Author: Rupert Pontin, director of valuations, Cazana (pictured)
The fleet industry has been left in a state of anticipation thanks to the October 29 Budget which offered little to sector.
The silence is exacerbated by the current Brexit position, with no deal yet in place and conflicting discussion around whether the country will be in a ‘no deal’ scenario in March.
Equally, there are some rumours that the whole Brexit exercise may become subject to a further public referendum and there may be a slim chance we will return to a European status quo and if so, in all likelihood a new prime minister.
Finally, the surprise removal of the Plug-In Car Grant may have an impact on the used car demand for hybrid and electric vehicles.
With this level of economic disruption and the automotive sector under pressure overall, it would be logical to assume that the retail consumer is also in a state of confusion with general apathy towards buying anything at all, even with the festive season approaching.
"The caveat here is that this position may change quite rapidly if the fickle consumer reflects a change in popularity.

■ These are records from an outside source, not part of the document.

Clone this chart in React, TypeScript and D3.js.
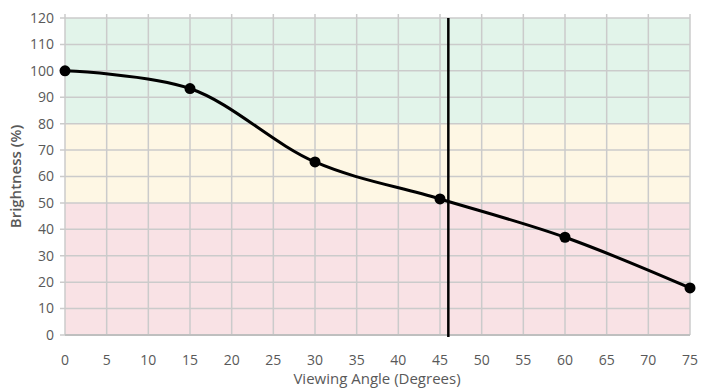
import React from "react";
import * as d3 from "d3";

const angles = [0, 15, 30, 45, 60, 75];
const brightness = [100, 93.3, 65.5, 51.5, 37, 17.8];
const xTicks = [0, 5, 10, 15, 20, 25, 30, 35, 40, 45, 50, 55, 60, 65, 70, 75];
const yTicks = [0, 10, 20, 30, 40, 50, 60, 70, 80, 90, 100, 110, 120];
const bands = [
  { from: 80, to: 120, color: "#e2f4ea" },
  { from: 50, to: 80, color: "#fef7e4" },
  { from: 0, to: 50, color: "#f9e2e5" },
];
const markerAngle = 46;

const W = 717;
const H = 390;
const M = { left: 65, right: 27, top: 18, bottom: 55 };

export default function App() {
  const x = d3.scaleLinear().domain([0, 75]).range([M.left, W - M.right]);
  const y = d3.scaleLinear().domain([0, 120]).range([H - M.bottom, M.top]);
  const pts: [number, number][] = angles.map((a, i) => [a, brightness[i]]);
  const line = d3
    .line<[number, number]>()
    .x((d) => x(d[0]))
    .y((d) => y(d[1]))
    .curve(d3.curveCatmullRom.alpha(0.5));
  const font = "'Open Sans', 'Noto Sans', sans-serif";
  return (
    <svg
      width={W}
      height={H}
      style={{ position: "absolute", left: 0, top: 0, background: "#fff" }}
    >
      {bands.map((b) => (
        <rect
          key={b.from}
          x={x(0)}
          y={y(b.to)}
          width={x(75) - x(0)}
          height={y(b.from) - y(b.to)}
          fill={b.color}
        />
      ))}
      {yTicks.map((t) => (
        <line
          key={"h" + t}
          x1={x(0) - 5}
          x2={x(75)}
          y1={y(t)}
          y2={y(t)}
          stroke="#cbcbcb"
          strokeWidth={1.5}
        />
      ))}
      {xTicks.map((t) => (
        <line
          key={"v" + t}
          x1={x(t)}
          x2={x(t)}
          y1={y(120) - 4}
          y2={y(0)}
          stroke="#cbcbcb"
          strokeWidth={1.5}
        />
      ))}
      <line x1={x(0)} x2={x(75)} y1={y(0)} y2={y(0)} stroke="#bfbfbf" strokeWidth={2} />
      {yTicks.map((t) => (
        <text
          key={"yl" + t}
          x={x(0) - 11}
          y={y(t)}
          dy="0.35em"
          textAnchor="end"
          fontFamily={font}
          fontSize={14}
          fill="#595959"
        >
          {t}
        </text>
      ))}
      {xTicks.map((t) => (
        <text
          key={"xl" + t}
          x={x(t)}
          y={y(0) + 30}
          textAnchor="middle"
          fontFamily={font}
          fontSize={14}
          fill="#595959"
        >
          {t}
        </text>
      ))}
      <text
        x={377}
        y={384}
        textAnchor="middle"
        fontFamily={font}
        fontSize={15}
        fill="#595959"
      >
        Viewing Angle (Degrees)
      </text>
      <text
        transform={`translate(21,${(y(0) + y(120)) / 2}) rotate(-90)`}
        textAnchor="middle"
        fontFamily={font}
        fontSize={15}
        fontWeight={600}
        fill="#595959"
      >
        Brightness (%)
      </text>
      <path d={line(pts) || ""} fill="none" stroke="#000" strokeWidth={3} />
      {pts.map((p) => (
        <circle key={p[0]} cx={x(p[0])} cy={y(p[1])} r={5.5} fill="#000" />
      ))}
      <line
        x1={x(markerAngle)}
        x2={x(markerAngle)}
        y1={y(120)}
        y2={y(0) + 2}
        stroke="#000"
        strokeWidth={2.5}
      />
    </svg>
  );
}
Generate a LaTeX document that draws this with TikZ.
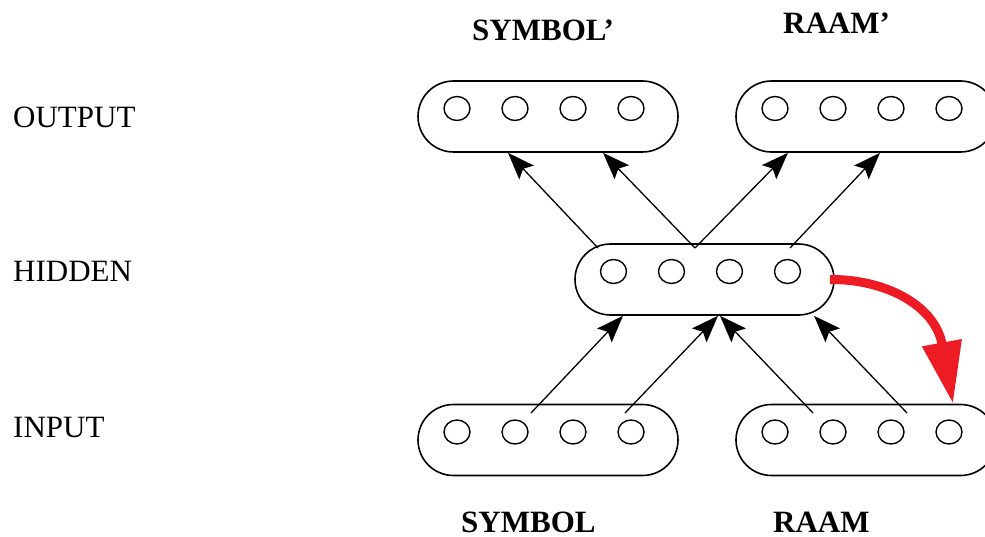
\documentclass[tikz,border=0pt]{standalone}
\usepackage{fontspec}
\setmainfont{Liberation Serif}
\usetikzlibrary{arrows.meta}
\definecolor{raamred}{RGB}{237,28,36}
\tikzset{
  pill/.style={draw, line width=1.6pt, rounded corners=35.5pt, minimum width=260pt, minimum height=71pt, inner sep=0pt},
  unit/.style={line width=1.4pt},
  conn/.style={line width=1.3pt, -{Stealth[length=27pt,width=20pt,inset=5pt]}},
  redconn/.style={raamred, line width=9pt, -{Triangle[length=62pt,width=38pt]}},
  lbl/.style={inner sep=0pt, anchor=base west, font=\fontsize{31}{36}\selectfont},
  blbl/.style={lbl, font=\fontsize{31}{36}\selectfont\bfseries},
}
\begin{document}
\begin{tikzpicture}[x=1pt,y=-1pt]
\useasboundingbox (0,0) rectangle (985,537);
% layer pills
\node[pill] (out1) at (548,116.5) {};
\node[pill] (out2) at (866,116.5) {};
\node[pill, minimum width=259pt] (hid) at (704.5,279.5) {};
\node[pill] (in1) at (548,440) {};
\node[pill] (in2) at (866,440) {};
% units
\foreach \p in {out1,out2,hid,in1,in2}{
  \foreach \dx in {-91,-33,25,83}{
    \draw[unit] ([shift={(\dx,-8)}]\p.center) ellipse (13 and 12);
  }
}
% labels
\node[lbl] (lout) at (13,128) {OUTPUT};
\node[lbl] (lhid) at (13,282) {HIDDEN};
\node[lbl] (lin) at (13,437) {INPUT};
\node[blbl] (lsymo) at (472,41) {SYMBOL’};
\node[blbl] (lraamo) at (783,34) {RAAM’};
\node[blbl] (lsym) at (461,532) {SYMBOL};
\node[blbl] (lraam) at (773,532) {RAAM};
% hidden -> output
\draw[conn] ([shift={(-106.5,-31.5)}]hid.center) -- ([xshift=-40]out1.south);
\draw[conn] ([shift={(-9.5,-31.5)}]hid.center) -- ([xshift=55]out1.south);
\draw[conn] ([shift={(-9.5,-31.5)}]hid.center) -- ([xshift=-78]out2.south);
\draw[conn] ([shift={(85.5,-31.5)}]hid.center) -- ([xshift=14]out2.south);
% input -> hidden
\draw[conn] ([shift={(-17,-27)}]in1.center) -- ([xshift=-81.5]hid.south);
\draw[conn] ([shift={(77,-27)}]in1.center) -- ([xshift=13.5]hid.south);
\draw[conn] ([shift={(-53,-27)}]in2.center) -- ([xshift=15.5]hid.south);
\draw[conn] ([shift={(41,-27)}]in2.center) -- ([xshift=109.5]hid.south);
% recurrent copy
\draw[redconn] ([xshift=-5]hid.east) .. controls (885,279) and (935,305) .. ([xshift=87]in2.north);
\end{tikzpicture}
\end{document}
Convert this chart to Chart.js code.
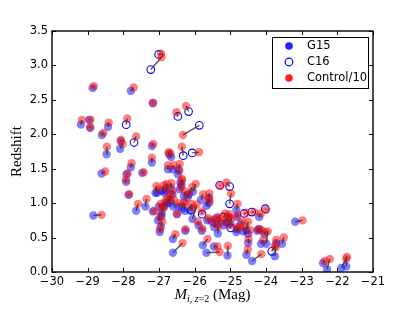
<!DOCTYPE html>
<html>
<head>
<meta charset="utf-8">
<script src="https://cdn.jsdelivr.net/npm/chart.js@4/dist/chart.umd.min.js"></script>
<style>
  html, body { margin: 0; padding: 0; background: #fff; }
</style>
</head>
<body>
<canvas id="chart" width="415" height="312"></canvas>
<script>
// G15 quasars [Mi(z=2), redshift] and their matched control points
const g15 = [
  [-28.86,2.67],[-27.79,2.63],[-27.17,2.45],[-29.19,2.14],[-28.96,2.21],[-28.93,2.09],[-28.43,2.11],[-28.60,1.99],[-28.09,1.79],[-28.07,1.90],
  [-28.47,1.71],[-27.20,1.83],[-26.72,1.71],[-26.66,1.67],[-27.20,1.59],[-28.61,1.43],[-27.79,1.52],[-27.91,1.42],[-27.92,1.31],[-27.47,1.44],
  [-27.85,1.12],[-28.84,0.82],[-27.64,0.89],[-27.38,0.95],[-26.75,1.49],[-26.61,1.49],[-26.45,1.49],[-26.47,1.42],[-26.37,1.27],[-26.40,1.30],
  [-27.10,1.15],[-26.93,1.18],[-26.67,1.22],[-26.62,1.13],[-26.05,1.17],[-26.16,1.13],[-25.82,1.05],[-25.67,0.96],[-25.60,1.08],[-26.79,1.00],
  [-26.93,0.85],[-26.72,1.00],[-27.17,0.88],[-26.93,0.81],[-26.95,0.66],[-26.98,0.58],[-26.61,0.48],[-26.61,0.28],[-26.50,0.84],[-26.26,0.60],
  [-26.28,0.89],[-26.13,0.89],[-26.06,0.77],[-25.89,0.68],[-25.77,0.39],[-25.67,0.28],[-25.46,0.37],[-25.08,0.24],[-24.55,0.25],[-24.39,0.16],
  [-23.75,0.23],[-23.55,0.41],[-23.71,0.42],[-24.14,0.41],[-23.99,0.41],[-24.19,0.62],[-24.50,0.42],[-23.18,0.73],[-22.40,0.13],[-22.29,0.04],
  [-21.89,0.06],[-21.75,0.08],[-24.19,0.80],[-24.83,0.90],[-24.83,0.58],[-24.55,0.61],[-25.35,0.56],[-25.52,0.73],[-25.39,0.78],[-24.82,0.80],
  [-24.71,0.70],[-24.64,0.59],[-24.82,0.62],[-24.50,0.55],[-25.80,0.60],[-27.05,1.15],[-26.85,1.15],[-26.80,1.18],[-26.70,1.05],[-26.85,0.95],
  [-27.00,0.95],[-26.60,0.95],[-26.45,0.95],[-26.35,0.92],[-26.30,1.10],[-26.20,1.08],[-26.42,1.20],[-27.03,0.75],[-25.35,0.70],[-25.20,0.68],
  [-25.10,0.72],[-25.00,0.70],[-25.65,0.75],[-24.05,0.55],[-24.25,0.60],[-25.05,0.80],[-25.60,1.00],[-25.45,0.65]
];
const g15Ctrl = [
  [-28.83,2.70],[-27.71,2.68],[-27.17,2.46],[-29.16,2.21],[-28.92,2.21],[-28.93,2.11],[-28.41,2.17],[-28.56,2.02],[-28.02,1.86],[-28.07,1.92],
  [-28.46,1.82],[-27.16,1.86],[-26.73,1.74],[-26.68,1.72],[-27.20,1.66],[-28.51,1.46],[-27.77,1.58],[-27.88,1.43],[-27.93,1.34],[-27.43,1.45],
  [-27.84,1.13],[-28.61,0.83],[-27.59,0.99],[-27.35,1.06],[-26.75,1.55],[-26.59,1.55],[-26.42,1.57],[-26.43,1.47],[-26.35,1.35],[-26.36,1.33],
  [-27.07,1.25],[-26.86,1.26],[-26.65,1.29],[-26.62,1.18],[-25.97,1.28],[-26.07,1.23],[-25.76,1.13],[-25.61,1.06],[-25.59,1.14],[-26.78,1.06],
  [-26.88,0.94],[-26.72,1.06],[-27.14,0.89],[-26.91,0.91],[-26.91,0.73],[-26.97,0.62],[-26.54,0.55],[-26.34,0.42],[-26.49,0.85],[-26.26,0.62],
  [-26.27,0.99],[-26.09,0.99],[-25.94,0.98],[-25.91,0.73],[-25.64,0.48],[-25.30,0.29],[-25.36,0.37],[-25.07,0.38],[-24.51,0.33],[-24.13,0.26],
  [-23.73,0.36],[-23.50,0.50],[-23.71,0.47],[-24.08,0.46],[-23.95,0.59],[-24.14,0.61],[-24.49,0.48],[-22.98,0.75],[-22.35,0.16],[-22.21,0.19],
  [-21.73,0.22],[-21.75,0.19],[-24.15,0.85],[-24.80,0.99],[-24.77,0.64],[-24.50,0.73],[-25.33,0.66],[-25.49,0.76],[-25.35,0.80],[-24.79,0.83],
  [-24.66,0.73],[-24.59,0.65],[-24.80,0.65],[-24.45,0.61],[-25.78,0.63],[-27.02,1.20],[-26.80,1.22],[-26.78,1.28],[-26.68,1.12],[-26.83,1.02],
  [-26.96,0.99],[-26.58,1.05],[-26.43,1.00],[-26.30,1.01],[-26.27,1.17],[-26.17,1.13],[-26.38,1.23],[-26.98,0.80],[-25.28,0.77],[-25.15,0.75],
  [-25.05,0.78],[-24.97,0.78],[-25.62,0.78],[-24.02,0.58],[-24.22,0.62],[-25.03,0.84],[-25.58,1.03],[-25.42,0.70]
];

// C16 quasars and their matched control points
const c16 = [
  [-27.23,2.94],[-27.01,3.16],[-26.47,2.26],[-26.17,2.33],[-25.87,2.13],[-27.92,2.14],[-27.70,1.88],[-26.32,1.69],[-26.07,1.73],[-25.79,0.84],
  [-23.84,0.30],[-24.02,0.92],[-24.40,0.87],[-24.61,0.85],[-25.02,0.99],[-25.02,1.24],[-25.30,1.26],[-24.99,0.64],[-25.19,0.80],[-26.09,0.90]
];
const c16Ctrl = [
  [-26.93,3.12],[-26.94,3.17],[-26.51,2.32],[-26.24,2.41],[-26.33,1.99],[-27.89,2.23],[-27.64,1.97],[-26.36,1.82],[-25.88,1.74],[-25.80,0.88],
  [-23.75,0.38],[-24.00,0.90],[-24.33,0.87],[-24.55,0.86],[-24.98,1.14],[-25.11,1.30],[-25.28,1.25],[-25.02,0.68],[-25.15,0.85],[-26.05,0.93]
];

const xTicks = [-30, -29, -28, -27, -26, -25, -24, -23, -22, -21];
const yTicks = [0.0, 0.5, 1.0, 1.5, 2.0, 2.5, 3.0, 3.5];
const legendLabels = ['G15', 'C16', 'Control/10'];

const toXY = arr => arr.map(p => ({ x: p[0], y: p[1] }));

// connector segments, broken with null points
const links = [];
function addLinks(a, b) {
  for (let i = 0; i < Math.min(a.length, b.length); i++) {
    links.push({ x: a[i][0], y: a[i][1] });
    links.push({ x: b[i][0], y: b[i][1] });
    links.push({ x: a[i][0], y: null });
  }
}
addLinks(g15, g15Ctrl);
addLinks(c16, c16Ctrl);

const TICK_FONT = { family: 'DejaVu Sans', size: 11.5 };

const framePlugin = {
  id: 'frame',
  afterDraw(chart) {
    const ctx = chart.ctx;
    const a = chart.chartArea;
    const xs = chart.scales.x, ys = chart.scales.y;
    ctx.save();
    ctx.strokeStyle = '#000';
    ctx.lineWidth = 1;
    // inner ticks on all four sides
    ctx.beginPath();
    xTicks.forEach(v => {
      const px = Math.round(xs.getPixelForValue(v)) + 0.5;
      ctx.moveTo(px, a.bottom); ctx.lineTo(px, a.bottom - 4);
      ctx.moveTo(px, a.top); ctx.lineTo(px, a.top + 4);
    });
    yTicks.forEach(v => {
      const py = Math.round(ys.getPixelForValue(v)) + 0.5;
      ctx.moveTo(a.left, py); ctx.lineTo(a.left + 4, py);
      ctx.moveTo(a.right, py); ctx.lineTo(a.right - 4, py);
    });
    ctx.stroke();
    ctx.lineWidth = 1.4;
    ctx.strokeRect(a.left, a.top, a.right - a.left, a.bottom - a.top);

    // legend
    const lx = 272, ly = 37, lw = 96, lh = 51;
    ctx.fillStyle = '#fff';
    ctx.fillRect(lx, ly, lw, lh);
    ctx.lineWidth = 1;
    ctx.strokeStyle = '#000';
    ctx.strokeRect(lx + 0.5, ly + 0.5, lw, lh);
    const rows = [46, 62, 78];
    ctx.font = '11.5px "DejaVu Sans"';
    ctx.textBaseline = 'middle';
    ctx.textAlign = 'left';
    legendLabels.forEach((lab, i) => {
      ctx.beginPath();
      ctx.arc(289, rows[i], 3.8, 0, Math.PI * 2);
      if (i === 1) {
        ctx.strokeStyle = '#0000ff';
        ctx.lineWidth = 1.2;
        ctx.stroke();
      } else {
        ctx.fillStyle = i === 0 ? '#2020ff' : '#ff2020';
        ctx.fill();
      }
      ctx.fillStyle = '#000';
      ctx.fillText(lab, 307, rows[i] + 0.5);
    });

    // axis titles
    ctx.fillStyle = '#000';
    ctx.save();
    ctx.translate(17, (a.top + a.bottom) / 2);
    ctx.rotate(-Math.PI / 2);
    ctx.textAlign = 'center';
    ctx.font = '15px "Liberation Serif"';
    ctx.fillText('Redshift', 0, 0);
    ctx.restore();

    const base = 299;
    const parts = [
      { t: 'M', f: 'italic 15px "Liberation Serif"', dy: 0 },
      { t: 'i, ', f: 'italic 10px "Liberation Serif"', dy: 3 },
      { t: 'z', f: 'italic 10px "Liberation Serif"', dy: 3 },
      { t: '=2', f: '10px "Liberation Serif"', dy: 3 },
      { t: ' (Mag)', f: '15px "Liberation Serif"', dy: 0 }
    ];
    let total = 0;
    parts.forEach(p => { ctx.font = p.f; p.w = ctx.measureText(p.t).width; total += p.w; });
    let cx = (a.left + a.right) / 2 - total / 2;
    ctx.textBaseline = 'alphabetic';
    parts.forEach(p => {
      ctx.font = p.f;
      ctx.fillText(p.t, cx, base + p.dy);
      cx += p.w;
    });
    ctx.restore();
  }
};

const ctx = document.getElementById('chart').getContext('2d');
const chart = new Chart(ctx, {
  type: 'scatter',
  data: {
    datasets: [
      {
        label: 'links',
        type: 'line',
        data: links,
        showLine: true,
        spanGaps: false,
        borderColor: 'rgba(60,60,60,0.85)',
        borderWidth: 1.5,
        pointRadius: 0,
        fill: false,
        order: 0
      },
      {
        label: legendLabels[0],
        data: toXY(g15),
        backgroundColor: 'rgba(0,0,255,0.5)',
        borderWidth: 0,
        pointRadius: 4.2,
        order: 3
      },
      {
        label: legendLabels[1],
        data: toXY(c16),
        backgroundColor: 'rgba(0,0,0,0)',
        borderColor: '#0000ff',
        borderWidth: 1.1,
        pointRadius: 3.8,
        order: 2
      },
      {
        label: legendLabels[2],
        data: toXY(g15Ctrl.concat(c16Ctrl)),
        backgroundColor: 'rgba(255,0,0,0.5)',
        borderWidth: 0,
        pointRadius: 4.2,
        order: 1
      }
    ]
  },
  options: {
    responsive: false,
    animation: false,
    devicePixelRatio: 1,
    layout: { padding: { left: 0, top: 31, right: 42, bottom: 0 } },
    plugins: {
      legend: { display: false },
      tooltip: { enabled: false }
    },
    events: [],
    scales: {
      x: {
        type: 'linear',
        min: -30,
        max: -21,
        afterFit: s => { s.height = 40; },
        afterBuildTicks: s => { s.ticks = xTicks.map(v => ({ value: v })); },
        ticks: {
          font: TICK_FONT,
          color: '#000',
          padding: 3,
          maxRotation: 0,
          callback: v => String(v).replace('-', '\u2212')
        },
        grid: { display: false, drawTicks: false },
        border: { display: false }
      },
      y: {
        type: 'linear',
        min: 0,
        max: 3.5,
        afterFit: s => { s.width = 52; },
        afterBuildTicks: s => { s.ticks = yTicks.map(v => ({ value: v })); },
        ticks: {
          font: TICK_FONT,
          color: '#000',
          padding: 4,
          callback: v => v.toFixed(1)
        },
        grid: { display: false, drawTicks: false },
        border: { display: false }
      }
    }
  },
  plugins: [framePlugin]
});
</script>
</body>
</html>
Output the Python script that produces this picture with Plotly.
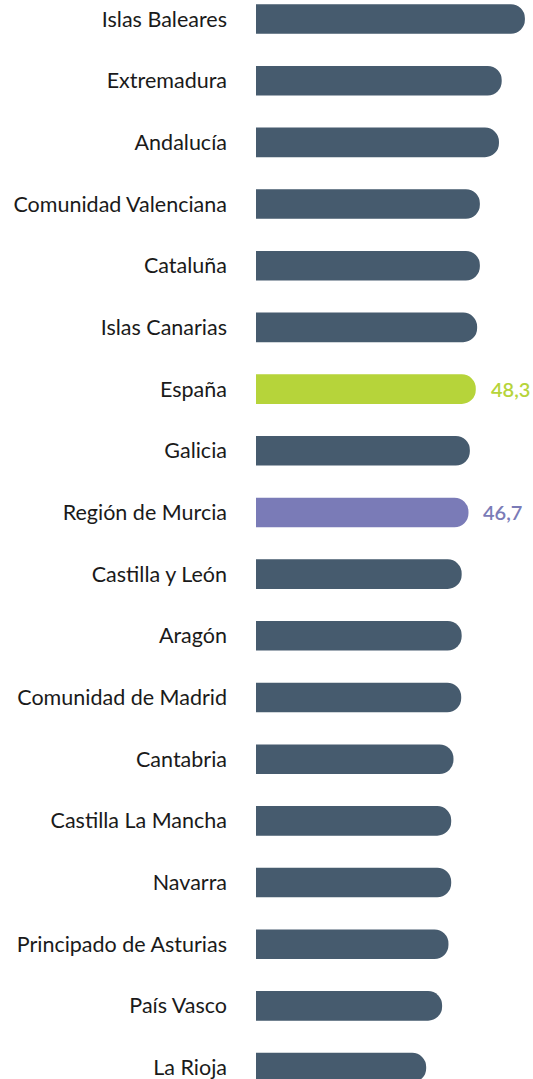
import plotly.graph_objects as go

regions = ["Islas Baleares", "Extremadura", "Andalucía", "Comunidad Valenciana", "Cataluña",
           "Islas Canarias", "España", "Galicia", "Región de Murcia", "Castilla y León", "Aragón",
           "Comunidad de Madrid", "Cantabria", "Castilla La Mancha", "Navarra",
           "Principado de Asturias", "País Vasco", "La Rioja"]
values = [59.1, 54.0, 53.4, 49.2, 49.2, 48.6, 48.3, 47.0, 46.7, 45.2, 45.2, 45.1,
          43.4, 42.9, 42.9, 42.3, 40.9, 37.4]

DARK = "#465b6e"
GREEN = "#b6d43a"
PURPLE = "#7a7bb7"
highlight = {"España": GREEN, "Región de Murcia": PURPLE}
colors = [highlight.get(r, DARK) for r in regions]

fig = go.Figure(go.Bar(
    x=values, y=regions, orientation="h",
    marker=dict(color=colors, cornerradius=14, line=dict(width=0)),
    width=0.48, hoverinfo="skip",
))

for r, v in zip(regions, values):
    if r in highlight:
        fig.add_annotation(x=v, y=r, text=f"{v:.1f}".replace(".", ","), showarrow=False,
                           xanchor="left", xshift=13,
                           font=dict(family="Lato", size=20, color=highlight[r], weight=600))

fig.update_layout(
    width=533, height=1079,
    margin=dict(l=256, r=4, t=0, b=0, autoexpand=False),
    paper_bgcolor="white", plot_bgcolor="white",
    showlegend=False,
    xaxis=dict(range=[0, 60], visible=False, fixedrange=True),
    yaxis=dict(type="category", categoryorder="array", categoryarray=regions,
               range=[17.185, -0.308], showgrid=False, zeroline=False, showline=False,
               automargin=False, ticks="", ticklabelstandoff=28,
               tickfont=dict(family="Lato", size=21.5, color="#1a1a1a")),
)

fig.write_html("out.html", config={"displayModeBar": False},
               post_script="document.body.style.margin='0';document.body.style.overflow='hidden';")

This might happen if the national press is careless on how they handle the messaging given by the Government and other potential market sources as to the validity of older hybrid technology."
The chart below shows how consumer confidence levels have tracked over the course of the year to date:
Used market - renewed interest from buyers
However, the used car market is in an interesting position with good levels of retail consumer demand perhaps higher than normal for this time of year.
With new car sales struggling to both private and fleet customers, buyers that may have been seeking new cars have found themselves looking to the used car market instead.
As manufacturers continue to struggle to be able to supply new car product in the wake of the introduction of WLTP, lead times have extended and the plethora of pre-registered vehicles are beginning to look great value as alternatives.
Volkswagen Group has been hardest hit and this is not really a surprise given their position in the wake of ‘dieselgate’ and their commitment to ensuring future diesel technology is as clean as possible and at the forefront of the market.
New cars sales are down 7.2% year to date and look set to finish the year at around 6.5% behind 2017, which is as predicted by Cazana at the end of 2017.
The good news is that the used car market has still been generating good retail consumer demand and this is excellent news for fleets looking to return end of contract cars to the used car market.
This has resulted in some robust demand in the wholesale market and pricing has been at its worst for most cars.
In fact, this position is likely to get better for wholesale vendors who are beginning to struggle to balance defleet supply with retail and therefore wholesale demand.
This has been driven by retail pricing and most sectors and age and mileage profiles have seen an increase in retail pricing performance as a percentage of original cost new when compared to the same month last year.
But it is the removal of the Plug-in Car Grant that has continued to generate the most discussion in recent weeks and this perhaps somewhat blinkered action by the chancellor has been of significant interest to the fleet sector.
Considering the fact that new hybrid sales had been skewed by grant and benefit in kind advantages for business drivers for many years, there is now concern over whether hybrid technology will continue to see the level of new unit sales increase that the Government needs to meet its emission targets.
In addition to this, there is also a concern as to how ex-fleet product will perform in the used market as the focus and benefit of buying a new car has disappeared.
There are two views on the subject, the first being that a drop in new car demand may be reflected in the used car market by a reduction in retail prices as there may be an impression that hybrid technology is no longer relevant.
The second view is that potential used car buyers may look to the used car market to get a better value alternative to a new car.
This could potentially drive values up in the short to medium term at the expense of other fuel types.
The chart below shows how hybrid models coming back at three years and 60,000 miles have compared with traditional fuel types at the key three-year, 60,000 mile profile:-
Date source: Cazana.com
This chart shows retail pricing performance as a percentage of original cost new over the last year and it is interesting to note straight away that all fuel types have shown an uplift in performance.
It is also clear that hybrid retail pricing is increasing at a greater rate than either petrol or diesel with a five percentage-point increase over the same month last year compared to two percentage points for the other fuel types.
Also, of note is that diesel retail pricing performance appears to be have been the most stable over the last year with no indication of the collapse in diesel sales experienced in the new market.
Most importantly, this chart shows that at present the second pricing scenario is the current reality.
The caveat here is that this position may change quite rapidly if the fickle consumer reflects a change in popularity.
This might happen if the national press is careless on how they handle the messaging given by the Government and other potential market sources as to the validity of older hybrid technology.
As such it would be wise to watch retail pricing activity very carefully to ensure there are no consumer demand driven surprises.
In summary, the fleet market may be struggling in terms of new car sales but the remarketing operations teams are ideally placed to make improved returns when remarketing end of contract stock.
The opportunity to improve margin on ex-fleet product can be maximised by using live real-time market pricing data and intelligence.